May 30, 2013, 6:36 PM EDT
The Rockets were expected to be heavily involved in the pursuit of Dwight Howard this summer, and that was even before Howard was reportedly intrigued with the opportunity of playing in Houston moving forward.
Now, with July’s free agency period rapidly approaching, the Rockets are in the process of trying to create enough space under the salary cap to offer Howard the maximum contract he’ll require once he hits the open market. Houston’s initial run at doing so involves trying to essentially give away a player who was a top-five pick in the 2012 draft.
The Houston Rockets are determined to trade forward Thomas Robinson – the fifth pick in the 2012 NBA draft – to create salary-cap space for the pursuit of Los Angeles Lakers’ free-agent superstar Dwight Howard, league sources told Yahoo! Sports.
The Rockets have made clear to multiple rival teams that they plan to accept the best offer to move Robinson and eliminate his $3.52 million salary for the 2013-14 season.
Robinson has been unable to make an impact on two NBA teams now, after being selected by Sacramento in the draft and then getting traded to the Rockets in the middle of this past season.
As for what teams will have to give up to acquire Robinson, well, it won’t be much considering the way the Rockets have announced both his availability, as well as their intentions.
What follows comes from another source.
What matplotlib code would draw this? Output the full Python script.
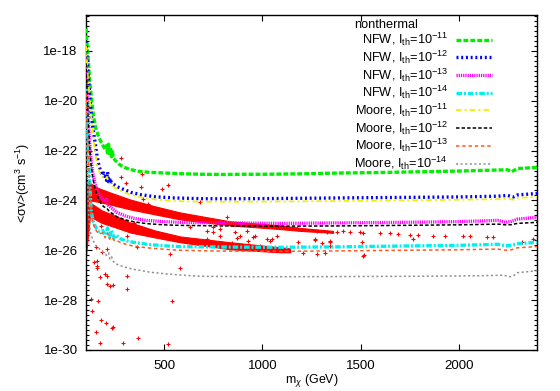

Houston will be looking for a draft pick, a trade exception, or non-guaranteed contracts it can unload later — basically, anything that will allow the team to shed Robinson’s contract to create enough space to be able to go after Howard.
The Rockets are a team likely high on Howard’s list for two reasons — one, there’s James Harden, who’s a compelling young superstar that can handle the bulk of the scoring as well as some of the media attention. The second and much more important reason that may factor into Howard leaving Los Angeles (and what makes Houston an attractive destination) is that there isn’t nearly as much pressure to win on the scale that there is while playing for the legendary Lakers franchise.
If Howard leaves L.A., it will be because he wasn’t interested in having those championship-level expectations placed upon his broad shoulders year after excruciating year. Houston would be a fine place to go to potentially win while avoiding what can be a soul-crushing burden for someone without the right mindset to deal with it, and this reported move to clear the cap space necessary to make a run at Howard is the Rockets’ first step in attempting to make that a reality.